改訂新版 世界大百科事典 「地人相関論」の意味・わかりやすい解説
地人相関論 (ちじんそうかんろん)
土地によって代表される自然と人間との間には,相互に作用し合う関係があり,地理学の研究は地域に即した地人相関現象を主題として扱うという見解。自然,とくに気候が民族性や生活に影響を及ぼすといった自然を主格とする素朴な自然環境決定論による説明は,古代ギリシアから近世の啓蒙思想家たちに至るまで継承されてきた。
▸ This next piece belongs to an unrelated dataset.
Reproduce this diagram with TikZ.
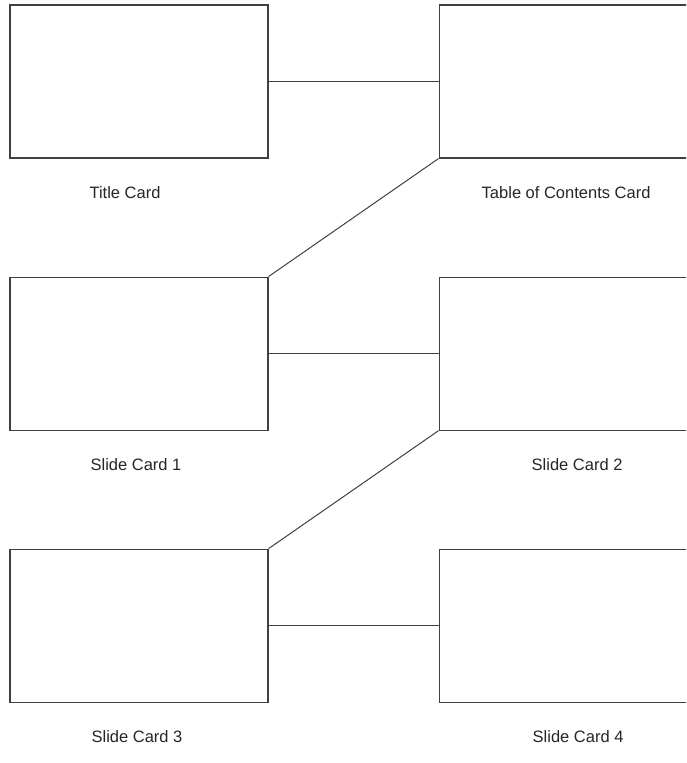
\documentclass[tikz,border=0pt]{standalone}
\usepackage{fontspec}
\setmainfont{Liberation Sans}
\usetikzlibrary{positioning}

\begin{document}
\begin{tikzpicture}[
    node distance=118pt and 170pt,
    card/.style={rectangle, draw=black!75, line width=1.1pt, minimum width=258pt, minimum height=153pt, inner sep=0pt},
    cardlabel/.style={inner sep=0pt, font=\fontsize{16.5pt}{19pt}\selectfont, text=black!85},
    link/.style={draw=black!75, line width=1pt}
]
    \useasboundingbox (0,0) rectangle (686pt,-763pt);
    \clip (0,0) rectangle (686pt,-763pt);

    \node (title) [card] at (139pt,-81.5pt) {};
    \node (toc) [card, right=of title] {};
    \node (slide1) [card, below=of title] {};
    \node (slide2) [card, right=of slide1] {};
    \node (slide3) [card, below=of slide1] {};
    \node (slide4) [card, right=of slide3] {};

    \node (titlelbl) [cardlabel, below=28pt of title, xshift=-14pt] {Title Card};
    \node (toclbl) [cardlabel, below=28pt of toc, xshift=-2pt] {Table of Contents Card};
    \node (slide1lbl) [cardlabel, below=28pt of slide1, xshift=-3pt] {Slide Card 1};
    \node (slide2lbl) [cardlabel, below=28pt of slide2, xshift=9pt] {Slide Card 2};
    \node (slide3lbl) [cardlabel, below=28pt of slide3, xshift=-2pt] {Slide Card 3};
    \node (slide4lbl) [cardlabel, below=28pt of slide4, xshift=10pt] {Slide Card 4};

    \draw [link] (title) -- (toc);
    \draw [link] (toc.south west) -- (slide1.north east);
    \draw [link] (slide1) -- (slide2);
    \draw [link] (slide2.south west) -- (slide3.north east);
    \draw [link] (slide3) -- (slide4);
\end{tikzpicture}
\end{document}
そうした所説を批判し科学的環境論の基礎をつくったF.ラッツェルにおいても,どちらかといえば自然が人間に及ぼす影響という命題に重点がおかれていた。それに対して,アメリカ合衆国の自然保全運動の父と呼ばれるマーシュG.P.Marshは,1864年に《人間と自然,あるいは人為によって改変された自然の地理》という著書において,すべて人間を主格とする自然変貌論を展開した。ヨーロッパにおいても20世紀初頭ころより,景観改変者ないし形成者として人間の役割に視点をおいた人文地理学の研究がしだいに盛んになった。しかし,それと並行して自然と人間とは相互に作用し合うとする折衷論が1920年前後に現れた。そのころ日本では大学アカデミズムの形成初期にあたり,地理学方法論が模索されていた。折しも内田寛一が《地人相関の理法的研究に就いて》(1926,27)という論文を《地理教育》誌上に発表したが,かなりの反響をよび,地人相関論は,これと類似の交替作用理論とともに,第2次大戦前において地理学方法論上の一角を占めていた。